**Given instruction**
From the first line of the data down to and including the line with "plt.rcParams['font.family'] = ['Liberation", copy everything exactly, leaving out pictures.

**Data provided**
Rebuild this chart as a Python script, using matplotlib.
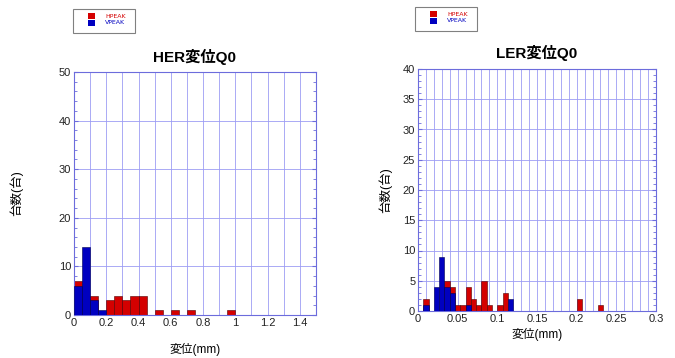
import numpy as np
import matplotlib.pyplot as plt
from matplotlib.patches import Rectangle
from matplotlib.ticker import MultipleLocator

plt.rcParams['font.family'] = ['Liberation Sans', 'Noto Sans CJK JP', 'DejaVu Sans']

# HER: 30 bins of 0.05 mm over 0-1.5
her_bin = 0.05
her_hpeak = [7, 0, 4, 0, 3, 4, 3, 4, 4, 0, 1, 0, 1, 0, 1, 0, 0, 0, 0, 1,
             0, 0, 0, 0, 0, 0, 0, 0, 0, 0]
her_vpeak = [6, 14, 3, 1, 0, 0, 0, 0, 0, 0, 0, 0, 0, 0, 0, 0, 0, 0, 0, 0,
             0, 0, 0, 0, 0, 0, 0, 0, 0, 0]

# LER: 45 bins over 0-0.3 mm
ler_bin = 0.3 / 45
ler_hpeak = [0, 2, 0, 0, 0, 5, 4, 1, 1, 4, 2, 1, 5, 1, 0, 1, 3, 0, 0, 0,
             0, 0, 0, 0, 0, 0, 0, 0, 0, 0, 2, 0, 0, 0, 1, 0, 0, 0, 0, 0,
             0, 0, 0, 0, 0]
ler_vpeak = [0, 1, 0, 4, 9, 4, 3, 0, 0, 1, 0, 0, 0, 0, 0, 0, 0, 2, 0, 0,
             0, 0, 0, 0, 0, 0, 0, 0, 0, 0, 0, 0, 0, 0, 0, 0, 0, 0, 0, 0,
             0, 0, 0, 0, 0]

labels = ['HPEAK', 'VPEAK']

RED = '#d40000'
BLUE = '#0000c0'
GRID = '#9c9cf4'
FRAME = '#6c6cdc'

W, H = 675, 358
fig = plt.figure(figsize=(W / 100, H / 100), dpi=100)


def draw_hist(ax, width, hpeak, vpeak, xmax, ymax, xmaj, xgrid, ymaj, ymin):
    left = np.arange(len(hpeak)) * width
    ax.bar(left, hpeak, width=width, align='edge', color=RED,
           edgecolor='#500000', linewidth=0.4, zorder=2)
    ax.bar(left, vpeak, width=width, align='edge', color=BLUE,
           edgecolor='#000050', linewidth=0.4, zorder=3)
    ax.set_xlim(0, xmax)
    ax.set_ylim(0, ymax)
    ax.xaxis.set_major_locator(MultipleLocator(xmaj))
    ax.xaxis.set_minor_locator(MultipleLocator(xgrid))
    ax.yaxis.set_major_locator(MultipleLocator(ymaj))
    ax.yaxis.set_minor_locator(MultipleLocator(ymin))
    ax.xaxis.grid(True, which='both', color=GRID, lw=0.6)
    ax.yaxis.grid(True, which='major', color=GRID, lw=0.6)
    ax.set_axisbelow(True)
    ax.tick_params(which='both', direction='in', color=FRAME,
                   right=True, top=False, labelsize=8, pad=2,
                   labelcolor='#222222')
    ax.tick_params(which='major', length=3)
    ax.tick_params(which='minor', length=2)
    ax.tick_params(axis='x', which='both', length=0)
    ax.xaxis.set_major_formatter(plt.FuncFormatter(lambda v, p: f'{v:g}'))
    for s in ax.spines.values():
        s.set_color(FRAME)
        s.set_linewidth(0.8)


def add_legend(x0, y0):
    # small framed key, positions in figure pixels from top-left
    fig.patches.append(Rectangle((x0 / W, 1 - (y0 + 24) / H), 62 / W, 24 / H,
                                 transform=fig.transFigure, facecolor='white',
                                 edgecolor='#808080', lw=0.8))
    for i, (lab, col) in enumerate(zip(labels, [RED, BLUE])):
        ty = y0 + 7 + i * 7
        fig.patches.append(Rectangle(((x0 + 15) / W, 1 - (ty + 3) / H),
                                     7 / W, 6 / H, transform=fig.transFigure,
                                     facecolor=col, edgecolor='none'))
        fig.text((x0 + 32) / W, 1 - ty / H, lab, color=col, fontsize=4.5,
                 va='center', ha='left', family='DejaVu Sans')


# left: HER
ax1 = fig.add_axes([74 / W, 1 - 315 / H, 242 / W, 243 / H])
draw_hist(ax1, her_bin, her_hpeak, her_vpeak, 1.5, 50, 0.2, 0.1, 10, 2)
ax1.set_title('HER変位Q0', fontsize=11, fontweight='bold', pad=7)
ax1.set_xlabel('変位(mm)', fontsize=8.5, labelpad=11)
ax1.set_ylabel('台数(台)', fontsize=9, labelpad=26)
add_legend(73, 9)

# right: LER
ax2 = fig.add_axes([418 / W, 1 - 311 / H, 238 / W, 242 / H])
draw_hist(ax2, ler_bin, ler_hpeak, ler_vpeak, 0.3, 40, 0.05, 0.01, 5, 1)
ax2.set_title('LER変位Q0', fontsize=11, fontweight='bold', pad=8)
ax2.set_xlabel('変位(mm)', fontsize=8.5, labelpad=3)
ax2.set_ylabel('台数(台)', fontsize=9, labelpad=8)
add_legend(415, 7)

fig.savefig('out.png', dpi=100)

**Expected answer**
Rebuild this chart as a Python script, using matplotlib.
import numpy as np
import matplotlib.pyplot as plt
from matplotlib.patches import Rectangle
from matplotlib.ticker import MultipleLocator

plt.rcParams['font.family'] = ['Liberation Sans', 'Noto Sans CJK JP', 'DejaVu Sans']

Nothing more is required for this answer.